• [PROBLEM REQUIREMENTS]
Without the pictures, output the lines of the material from the very first through the one that holds "from matplotlib.patches import Patch".

** START OF SOURCE EXCERPT **

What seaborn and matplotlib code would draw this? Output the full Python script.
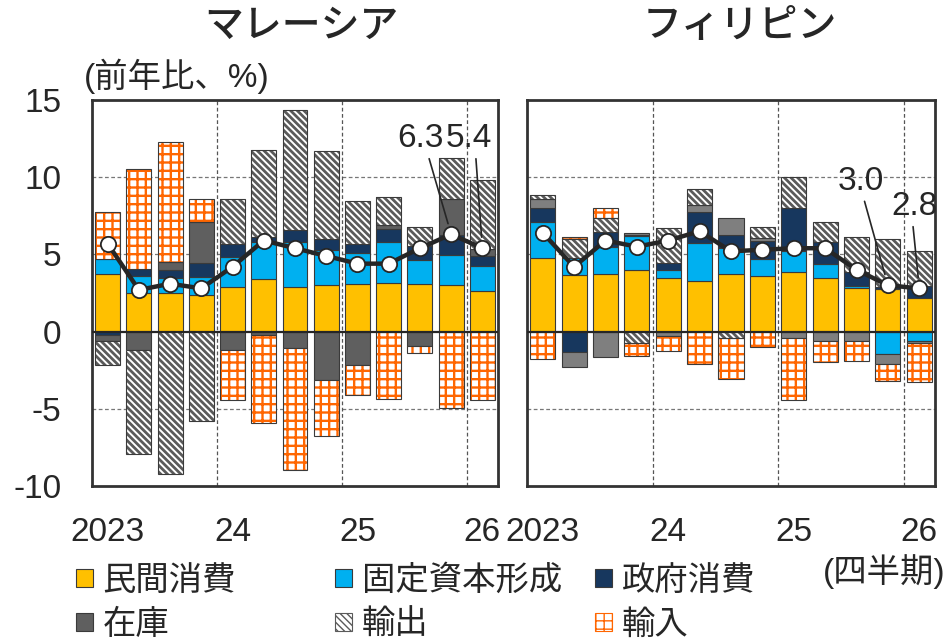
import numpy as np
import matplotlib
matplotlib.use("Agg")
import matplotlib.pyplot as plt
import seaborn as sns
from matplotlib.patches import Patch

# ---- data: contributions to real GDP growth (y/y, %pt), 2023Q1-2026Q1 ----
quarters = ["23Q1", "23Q2", "23Q3", "23Q4", "24Q1", "24Q2", "24Q3", "24Q4",
            "25Q1", "25Q2", "25Q3", "25Q4", "26Q1"]
tick_pos = [0, 4, 8, 12]
tick_labels = ["2023", "24", "25", "26"]
y_ticks = [-10, -5, 0, 5, 10, 15]
y_tick_labels = ["-10", "-5", "0", "5", "10", "15"]

component_names = ["民間消費", "固定資本形成", "政府消費", "在庫", "輸出", "輸入"]

# Malaysia
my_private = [3.70, 2.47, 2.47, 2.36, 2.86, 3.42, 2.88, 3.05, 3.07, 3.16, 3.07, 3.05, 2.60]
my_gfcf = [1.02, 1.14, 0.97, 1.15, 1.99, 2.38, 2.94, 2.23, 2.04, 2.66, 1.56, 1.91, 1.66]
my_gov = [-0.25, 0.43, 0.54, 0.91, 0.84, 0.30, 0.76, 0.69, 0.56, 0.80, 0.91, 1.30, 0.63]
my_stock = [-0.37, -1.17, 0.50, 2.70, -1.17, -0.25, -1.04, -3.12, -2.19, 0.30, -0.95, 2.33, 0.43]
my_export = [-1.52, -6.75, -9.22, -5.76, 2.90, 5.63, 7.75, 5.70, 2.79, 1.77, 1.21, 2.64, 4.51]
my_import = [3.00, 6.49, 7.79, 1.45, -3.29, -5.66, -7.90, -3.61, -1.90, -4.35, -0.41, -4.96, -4.46]
my_gdp = [5.7, 2.7, 3.1, 2.8, 4.2, 5.9, 5.4, 4.9, 4.4, 4.4, 5.4, 6.3, 5.4]

# Philippines
ph_private = [4.74, 3.67, 3.70, 3.98, 3.48, 3.30, 3.76, 3.57, 3.87, 3.48, 2.83, 2.78, 2.17]
ph_gfcf = [2.37, 1.11, 1.78, 2.19, 0.54, 2.46, 1.67, 1.11, 1.35, 0.87, 0.15, -1.46, -0.59]
ph_gov = [0.89, -1.35, 0.96, 0.10, 0.44, 2.00, 0.83, 1.20, 2.76, 1.48, 0.87, 0.10, 0.80]
ph_stock = [0.59, -0.93, -1.63, 0.10, -0.28, 0.43, 1.07, 0.15, -0.43, -0.61, -0.61, -0.67, -0.17]
ph_export = [0.26, 1.20, 0.89, -0.75, 2.28, 1.02, -0.40, 0.72, 2.02, 1.30, 2.30, 3.10, 2.24]
ph_import = [-1.78, 0.17, 0.67, -0.85, -0.96, -2.10, -2.64, -0.98, -4.03, -1.39, -1.30, -1.09, -2.50]
ph_gdp = [6.4, 4.2, 5.9, 5.5, 5.9, 6.5, 5.2, 5.3, 5.4, 5.4, 4.0, 3.0, 2.8]

# ---- style ----
sns.set_theme(style="white")
plt.rcParams["font.family"] = ["Liberation Sans", "Noto Sans CJK JP", "DejaVu Sans"]

TEXT = "#262626"
EDGE = "#3a3a3a"
C_PRIVATE = "#FFC000"
C_GFCF = "#00B0F0"
C_GOV = "#17375E"
C_EXPORT = "#5a5a5a"
C_IMPORT = "#FF6600"


def styles(stock_color):
    return [
        dict(color=C_PRIVATE, hatch=None),
        dict(color=C_GFCF, hatch=None),
        dict(color=C_GOV, hatch=None),
        dict(color=stock_color, hatch=None),
        dict(color="white", hatch="\\\\\\\\\\", hatch_color=C_EXPORT, hlw=2.0),
        dict(color="white", hatch="++", hatch_color=C_IMPORT, hlw=1.7),
    ]


def draw_panel(ax, comps, gdp, stock_color, labels):
    x = np.arange(len(quarters))
    pos_base = np.zeros(len(x))
    neg_base = np.zeros(len(x))
    for vals, st in zip(comps, styles(stock_color)):
        v = np.asarray(vals, dtype=float)
        bottom = np.where(v > 0, pos_base, neg_base)
        if st["hatch"] is None:
            ax.bar(x, v, bottom=bottom, width=0.8, color=st["color"],
                   edgecolor=EDGE, linewidth=0.8, zorder=2)
        else:
            with plt.rc_context({"hatch.linewidth": st["hlw"]}):
                bars = ax.bar(x, v, bottom=bottom, width=0.8, color="white",
                              edgecolor=st["hatch_color"], linewidth=0,
                              hatch=st["hatch"], zorder=2)
            for b in bars:
                if hasattr(b, "set_hatch_linewidth"):
                    b.set_hatch_linewidth(st["hlw"])
            ax.bar(x, v, bottom=bottom, width=0.8, fill=False,
                   edgecolor=EDGE, linewidth=0.8, zorder=2.1)
        pos_base += np.where(v > 0, v, 0)
        neg_base += np.where(v < 0, v, 0)

    # reference lines
    for yv in (10, 5, -5):
        ax.axhline(yv, color="#777777", lw=0.9, ls=(0, (3, 2)), zorder=0)
    for xv in (3.5, 7.5, 11.5):
        ax.axvline(xv, color="#555555", lw=0.9, ls=(0, (3, 2)), zorder=0)
    ax.axhline(0, color=TEXT, lw=1.6, zorder=4)

    sns.lineplot(x=x, y=gdp, ax=ax, color=TEXT, lw=3.2, marker="o",
                 markersize=11, markerfacecolor="white",
                 markeredgecolor=TEXT, markeredgewidth=1.3, zorder=5)

    for text, xi, xt, yt, rel in labels:
        ax.annotate(text, xy=(xi, gdp[xi]), xytext=(xt, yt), ha="center",
                    va="center", fontsize=24, color=TEXT, zorder=6,
                    arrowprops=dict(arrowstyle="-", color=TEXT, lw=1.2,
                                    shrinkA=1, shrinkB=8, relpos=(rel, 0.0)))

    ax.set_xlim(-0.5, 12.5)
    ax.set_ylim(-10, 15)
    ax.set_xticks(tick_pos, tick_labels)
    ax.set_xlabel("")
    ax.set_ylabel("")
    ax.tick_params(axis="both", length=0, labelsize=24, colors=TEXT)
    ax.tick_params(axis="x", pad=22)
    ax.tick_params(axis="y", pad=22)
    for sp in ax.spines.values():
        sp.set_visible(True)
        sp.set_color("#333333")
        sp.set_linewidth(2.0)


fig = plt.figure(figsize=(9.46, 6.43), dpi=100)
W, H = 946, 643
ax1 = fig.add_axes([92 / W, 1 - 486 / H, 406 / W, 386 / H])
ax2 = fig.add_axes([527 / W, 1 - 486 / H, 408 / W, 386 / H])

draw_panel(ax1, [my_private, my_gfcf, my_gov, my_stock, my_export, my_import],
           my_gdp, "#5f5f5f",
           [("6.3", 11, 10.03, 12.5, 0.65), ("5.4", 12, 11.56, 12.5, 0.65)])
draw_panel(ax2, [ph_private, ph_gfcf, ph_gov, ph_stock, ph_export, ph_import],
           ph_gdp, "#7f7f7f",
           [("3.0", 11, 10.14, 9.74, 0.55), ("2.8", 12, 11.86, 8.1, 0.45)])

ax1.set_yticks(y_ticks, y_tick_labels)
ax2.set_yticks(y_ticks, [])

# titles and notes
fig.text(301 / W, 1 - 27 / H, "マレーシア", ha="center", va="center",
         fontsize=28, fontweight="medium", color=TEXT)
fig.text(740 / W, 1 - 27 / H, "フィリピン", ha="center", va="center",
         fontsize=28, fontweight="medium", color=TEXT)
fig.text(84 / W, 1 - 76 / H, "(前年比、%)", ha="left", va="center",
         fontsize=24, color=TEXT)
fig.text(945 / W, 1 - 572 / H, "(四半期)", ha="right", va="center",
         fontsize=24, color=TEXT)

# legend, one entry per slot
st = styles("#5f5f5f")
handles = []
for s in st:
    if s["hatch"] is None:
        handles.append(Patch(facecolor=s["color"], edgecolor=EDGE, linewidth=0.8))
    else:
        handles.append(Patch(facecolor="white", edgecolor=s["hatch_color"],
                             hatch=s["hatch"], linewidth=0.8))
slots = [(76, 581), (335, 581), (595, 581), (76, 625), (335, 625), (595, 625)]
for h, name, (lx, ly) in zip(handles, component_names, slots):
    fig.legend([h], [name], loc="center left", bbox_to_anchor=(lx / W, 1 - ly / H),
               frameon=False, fontsize=24, handlelength=0.5, handleheight=0.45,
               handletextpad=0.3, borderpad=0, borderaxespad=0,
               labelcolor=TEXT)

fig.savefig("out.png", dpi=100)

** END OF SOURCE EXCERPT **

• [FINAL ANSWER]
What seaborn and matplotlib code would draw this? Output the full Python script.
import numpy as np
import matplotlib
matplotlib.use("Agg")
import matplotlib.pyplot as plt
import seaborn as sns
from matplotlib.patches import Patch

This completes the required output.